The problem with this is probably the word “manage.” Because you may not have direct line reporting responsibilities and all the formal HR duties that conjures up. Still, influencing people, setting goals, assessing and coaching performance and ensuring things run smoothly is your job and the one constant in all of that is people. If you’re not managing people, you’re not managing the project very well (or at least you need to get incredibly lucky.)
The analogy that has always worked for me when it comes to this discussion is a brick wall. The individual bricks must be well made, consistent and put together neatly. That is the “project management process” stuff. Your documentation, workflow, and all the other little pieces must be in line. However, what holds the wall together is the mortar between the bricks.
People, specifically the effective, clear and proactive communication between individuals is the stuff that holds that wall up. Just stacking the bricks perfectly won’t keep the wall together over time.

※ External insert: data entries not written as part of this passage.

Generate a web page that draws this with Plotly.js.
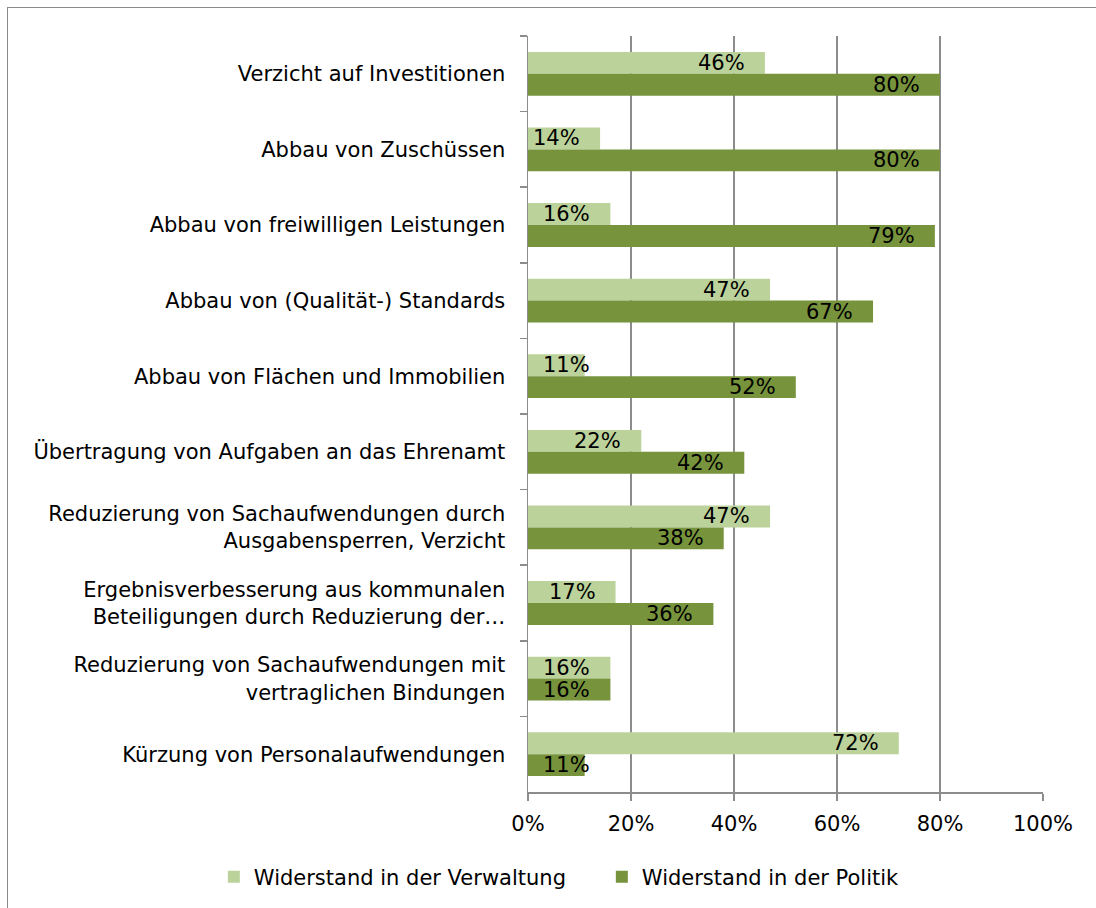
<!DOCTYPE html>
<html>
<head>
<meta charset="utf-8">
<script src="https://cdn.plot.ly/plotly-3.0.1.min.js"></script>
<style>
  html, body { margin: 0; padding: 0; background: #fff; }
  #frame { position: absolute; left: 7px; top: 7px; width: 1100px; height: 910px; border: 1px solid #8a8a8a; box-sizing: border-box; }
  #chart { position: absolute; left: 0; top: 0; width: 1096px; height: 908px; }
</style>
</head>
<body>
<div id="frame"></div>
<div id="chart"></div>
<script>
const categories = [
  "Verzicht auf Investitionen",
  "Abbau von Zuschüssen",
  "Abbau von freiwilligen Leistungen",
  "Abbau von (Qualität-) Standards",
  "Abbau von Flächen und Immobilien",
  "Übertragung von Aufgaben an das Ehrenamt",
  "Reduzierung von Sachaufwendungen durch<br>Ausgabensperren, Verzicht",
  "Ergebnisverbesserung aus kommunalen<br>Beteiligungen durch Reduzierung der…",
  "Reduzierung von Sachaufwendungen mit<br>vertraglichen Bindungen",
  "Kürzung von Personalaufwendungen"
];
const verwaltung = [46, 14, 16, 47, 11, 22, 47, 17, 16, 72];
const politik    = [80, 80, 79, 67, 52, 42, 38, 36, 16, 11];
const seriesNames = ["Widerstand in der Verwaltung", "Widerstand in der Politik"];
const xTickVals = [0, 20, 40, 60, 80, 100];
const xTickText = ["0%", "20%", "40%", "60%", "80%", "100%"];

const lightGreen = "#bcd29b";
const darkGreen = "#77933c";
const font = "DejaVu Sans, Verdana, sans-serif";
const fs = 21;

const traces = [
  { type: "bar", orientation: "h", name: seriesNames[0], y: categories, x: verwaltung,
    marker: { color: lightGreen }, hoverinfo: "x+y" },
  { type: "bar", orientation: "h", name: seriesNames[1], y: categories, x: politik,
    marker: { color: darkGreen }, hoverinfo: "x+y" }
];

function labelsFor(vals, shift) {
  return vals.map((v, i) => {
    const shortBar = v < 14;
    return {
      x: shortBar ? 0 : v, y: categories[i], xref: "x", yref: "y",
      text: v + "%", showarrow: false,
      xanchor: shortBar ? "left" : "right",
      xshift: shortBar ? 13 : -18,
      yshift: shift,
      font: { family: font, size: fs, color: "#000" }
    };
  });
}

const layout = {
  width: 1096, height: 908,
  margin: { l: 528, r: 53, t: 36, b: 115 },
  paper_bgcolor: "rgba(0,0,0,0)",
  plot_bgcolor: "rgba(0,0,0,0)",
  barmode: "group", bargap: 0.42, bargroupgap: 0,
  font: { family: font, size: fs, color: "#000" },
  xaxis: {
    range: [0, 100], tickvals: xTickVals, ticktext: xTickText,
    showgrid: true, gridcolor: "#8c8c8c", gridwidth: 1.5,
    showline: true, linecolor: "#8c8c8c", linewidth: 1.5,
    ticks: "outside", ticklen: 7, tickcolor: "#8c8c8c", tickwidth: 1.5,
    zeroline: false, fixedrange: true, ticklabelstandoff: 5,
    tickfont: { family: font, size: fs, color: "#000" }
  },
  yaxis: {
    autorange: "reversed", type: "category",
    showline: true, linecolor: "#8c8c8c", linewidth: 1.5,
    ticks: "outside", ticklen: 7, tickcolor: "#8c8c8c", tickwidth: 1.5,
    tickson: "boundaries", showgrid: false, ticklabelstandoff: 17,
    tickfont: { family: font, size: fs, color: "#000" }
  },
  showlegend: true,
  legend: {
    orientation: "h", xref: "paper", yref: "paper",
    x: -0.61, xanchor: "left", y: -0.111, yanchor: "middle",
    font: { family: font, size: fs, color: "#000" },
    itemwidth: 30, entrywidth: 343, entrywidthmode: "pixels",
    bgcolor: "rgba(0,0,0,0)"
  },
  annotations: labelsFor(verwaltung, 11).concat(labelsFor(politik, -11))
};

Plotly.newPlot("chart", traces, layout, { displayModeBar: false, staticPlot: true });
</script>
</body>
</html>
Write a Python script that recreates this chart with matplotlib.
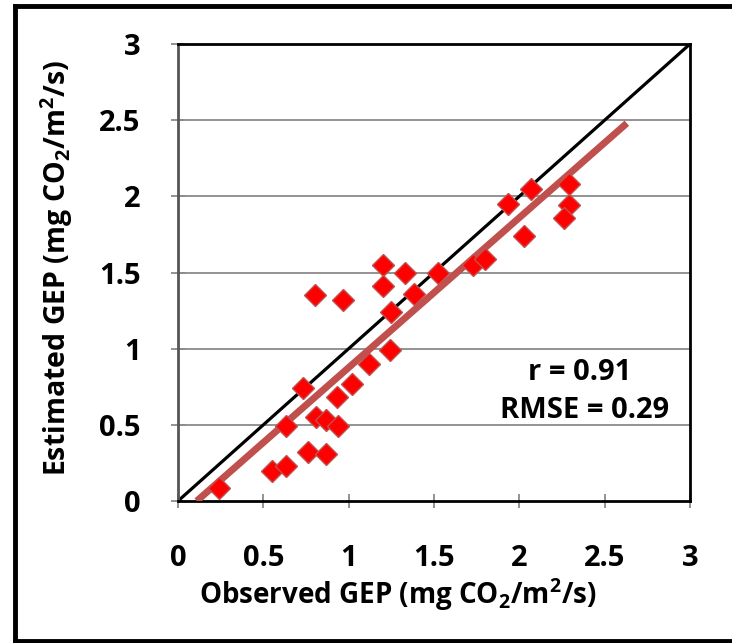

And all the processes, individual brilliance, and task execution won’t ensure success either. Handoffs must be managed, changes communicated and confronted, and stakeholders informed. All of those things involve serious communication. Between people. And, yes, that’s what you’re managing.
We know being right about something is no guarantee that your stakeholders will take the course of action you recommend. You need to manage that relationship.
Really bright, talented people sometimes get tunnel-vision and don’t communicate effectively with each other. And that's especially the case now that so many of us are working remotely and relying on Zoom etc to connect with each other. Guess who has the final responsibility for that happening on your team? Yup.
Communication is more than simply effective data transfer. It’s messy, unpredictable and requires (wait for it) effective management skills. The processes are fine. It’s the people you need to help.
So maybe “manage” is not the exact word, but if you spend all your time on the project’s processes and leave the people to their own devices, that lovely, perfect brick wall isn’t going to be as solid as you’d like. And neither is your project.